Généralisation de la complémentaire santé : Nous attendons des précisions de l’administration

Par Emeline Aubry, juriste en droit Social Exco Nexiom
A partir du 1er janvier 2016, toute entreprise, sans exception, a l’obligation de mettre en place une mutuelle au bénéfice de ses salariés (Loi du 14 juin 2013 relative à la sécurisation de l’emploi). Une échéance imminente au regard du délai de mise en œuvre. Pourtant, des zones d’ombres subsistent suscitant l’inquiétude chez de nombreux juristes en droit social.
Une situation récurrente depuis quelques temps avec des textes législatifs – notamment en matière sociale – qui nécessitent pour être applicables des décrets ou circulaires de l’administration publiés trop tardivement. Sans parler des modifications parfois apportées par de nouvelles lois.
Deux points illustrent cette tendance préjudiciable pour les juristes et donc les entreprises : la couverture des salariés en CDD et les clauses d’ancienneté.
- Salariés en CDD: l’incertitude juridique posée par le PLFSS
A l’heure actuelle, la loi ne prévoit pas de clause particulière pour les salariés en CDD si bien que ceux-ci doivent changer de contrat de mutuelle à chaque changement d’employeur. Si le document de mise en place de la complémentaire santé le permet, le salarié a la possibilité de refuser son adhésion au profit d’une mutuelle personnelle qu’il pourra conserver sur le plus long terme. Nous le constatons déjà pour la majorité des CDD dans les entreprises que nous accompagnons.
Le PLFSS 2016 s’est saisi de cette problématique en prévoyant pour les salariés en CDD un bien meilleur sort. S’il est voté en l’état, ces salariés pourront, en refusant l’adhésion, demander à percevoir le montant que l’entreprise leur aurait versé dans le cadre de la complémentaire d’entreprise afin de pouvoir souscrire une mutuelle à titre privé.
Cette mesure inscrite au PLFSS 2016 va dans le bon sens mais, force est de constater, qu’elle arrive bien trop tard. De plus, les modalités de son application ne sont pas encore précisées.
Entrant en application au 1er janvier 2016, cette loi, qui n’a pas encore été définitivement adoptée interviendra bien après la mise en place d’un contrat de mutuelle par les entreprises qui, bonnes élèves, ont anticipé cette échéance. L’ensemble des documents juridiques remis aux salariés en CDD, ne prévoit pas cette possibilité qui n’est, à ce jour, qu’un projet.
Cette mesure est bonne mais elle arrive trop tard et va conduire l’ensemble des intervenants - entreprises, juristes et compagnies d’assurance - à rouvrir des négociations et reprendre le formalisme pour des régimes à peine mis en place.

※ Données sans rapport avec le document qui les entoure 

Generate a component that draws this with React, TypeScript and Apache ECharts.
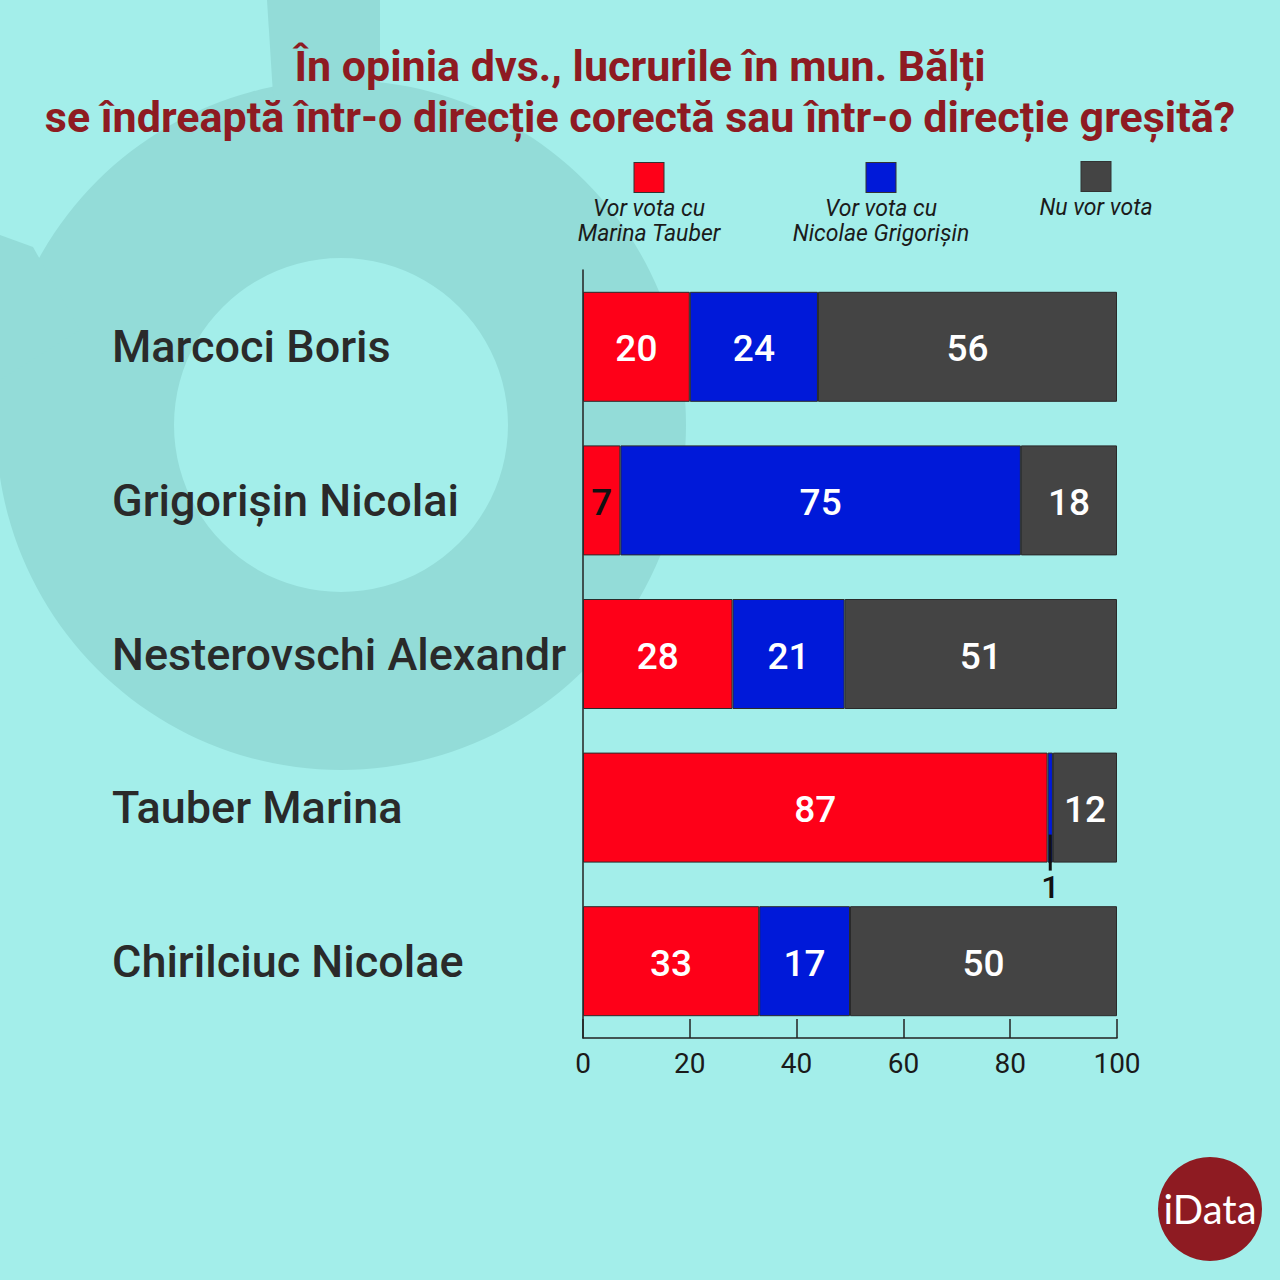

Il est important que ces derniers en aient conscience.
- Clauses d’ancienneté: divergences d’interprétation sur une suppression
Un autre point soulève des incertitudes: les causes d’ancienneté. Aujourd’hui, la réglementation sociale permet aux entreprises de soumettre le bénéfice de la mutuelle à une condition d’ancienneté des salariés qui ne peut dépasser 6 mois. Beaucoup ont interprété la généralisation de la complémentaire santé comme une obligation ne pouvant s’accompagner d’une condition d’ancienneté. L’ACOSS a confirmé cette appréciation au mois d’août dernier en précisant que la présence de conditions d’ancienneté impliquerait la remise en cause du caractère collectif du régime et donc les exonérations sociales. Pourtant, de nombreux juristes anticipent une remise en cause de cette circulaire parue il y a moins de 3 mois. Personne ne peut donc répondre à ce jour, avec certitude, si les conditions d’ancienneté seront admises ou non et dans quelle mesure les contrats actuels prévoyant une telle clause devront être mis à jour.
Outre le préjudice pour certaines entreprises induit par la suppression de cette condition d’ancienneté (hausse des cotisations et augmentation des coûts de traitement des inscriptions), le législateur n’est pas en mesure d’apporter des précisions claires sur la question, à deux mois de la mise en place. Cette incertitude est également préjudiciable aux entreprises et à l’ensemble des acteurs de la mutuelle.
Ce sont deux illustrations de l’incertitude dans laquelle les errances et l’imprécision de l’administration plongent les entreprises et leurs conseils. Et qui nous oblige à conclure sur ce sujet comme sur tant d’autres en droit social avec une formule bien trop souvent utilisée auprès des entreprises que nous accompagnons : nous sommes en attente de précisions de l’administration.